Eliza won the Audience Encore Award for her ensemble musical Elephants and Gold, produced at the Boulder Fringe and the Berkshire Fringe, and wrote and performed On Est Déshabillé, a comedy about death produced at the United Solo Theatre Festival and The Berkshire Fringe. Eliza is the recipient of a Franklin Furnace Emerging Artist Award for her original performance work, a Puffin Foundation Grant in support of her Live Sound Action theater training, and an Andrew W Mellon Foundation Grant for “Devised Theater and Collaboration for Social Engagement.”

Currently Eliza is initiating a new devised piece, Amidst All This: A Eulogy for the Earth, digging into the world surrounding precious natural resources as well as the prospect of facing disaster and carrying our climate affected world on our shoulders.

Eliza holds a BA in Comparative Religion from Harvard University and an MFA in Theater:
Contemporary Performance from Naropa University.

Testimonials/Reviews

Giovanni Fusetti Clown Master Teacher

“When emotional wilderness meets stage presence, timing meets music and sounds meet vibration, then you meet Eliza: sparkling theatricality.
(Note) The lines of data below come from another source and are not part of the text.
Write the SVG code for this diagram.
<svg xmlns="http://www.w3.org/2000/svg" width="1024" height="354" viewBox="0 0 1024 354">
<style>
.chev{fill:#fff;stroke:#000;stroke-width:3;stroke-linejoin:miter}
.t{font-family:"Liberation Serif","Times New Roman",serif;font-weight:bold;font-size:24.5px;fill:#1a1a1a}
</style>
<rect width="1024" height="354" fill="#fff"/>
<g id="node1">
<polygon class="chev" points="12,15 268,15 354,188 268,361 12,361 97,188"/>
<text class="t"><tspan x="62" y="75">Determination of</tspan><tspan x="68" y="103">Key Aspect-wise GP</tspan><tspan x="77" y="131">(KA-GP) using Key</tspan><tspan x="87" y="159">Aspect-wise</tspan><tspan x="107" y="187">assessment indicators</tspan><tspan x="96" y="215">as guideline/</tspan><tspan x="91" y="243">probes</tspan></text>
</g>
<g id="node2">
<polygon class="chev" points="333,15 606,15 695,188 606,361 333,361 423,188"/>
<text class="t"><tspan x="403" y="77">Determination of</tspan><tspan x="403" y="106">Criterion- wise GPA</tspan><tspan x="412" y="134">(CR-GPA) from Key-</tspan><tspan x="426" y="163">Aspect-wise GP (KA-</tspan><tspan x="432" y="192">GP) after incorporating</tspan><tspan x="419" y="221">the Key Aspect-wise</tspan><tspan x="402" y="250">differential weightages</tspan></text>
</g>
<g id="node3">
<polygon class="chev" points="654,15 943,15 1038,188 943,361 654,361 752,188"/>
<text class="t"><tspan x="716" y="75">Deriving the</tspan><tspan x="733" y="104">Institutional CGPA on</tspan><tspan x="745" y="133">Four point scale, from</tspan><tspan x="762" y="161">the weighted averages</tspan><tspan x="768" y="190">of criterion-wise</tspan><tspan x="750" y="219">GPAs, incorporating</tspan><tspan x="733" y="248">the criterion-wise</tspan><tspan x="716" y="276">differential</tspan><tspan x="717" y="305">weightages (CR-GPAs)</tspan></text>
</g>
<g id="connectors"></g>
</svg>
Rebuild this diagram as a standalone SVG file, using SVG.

A delight to have been her clown teacher.”

Barbara Dilley Contemplative Arts and Improvisation Innovator

Eliza creates a poetic theater embedded with song, collage style images and objects that have a real aliveness, an overall feeling of power, depth, and raw beauty . . ."

Leigh Fondakowski Playright / Director

Eliza Ladd’s work is stunning. She is discovering a new genre of theater using image, ensemble movement, and found objects. These theatrical elements work together to make her work soar: soundscape becomes character; the human body becomes story telling in her unique theatrical events.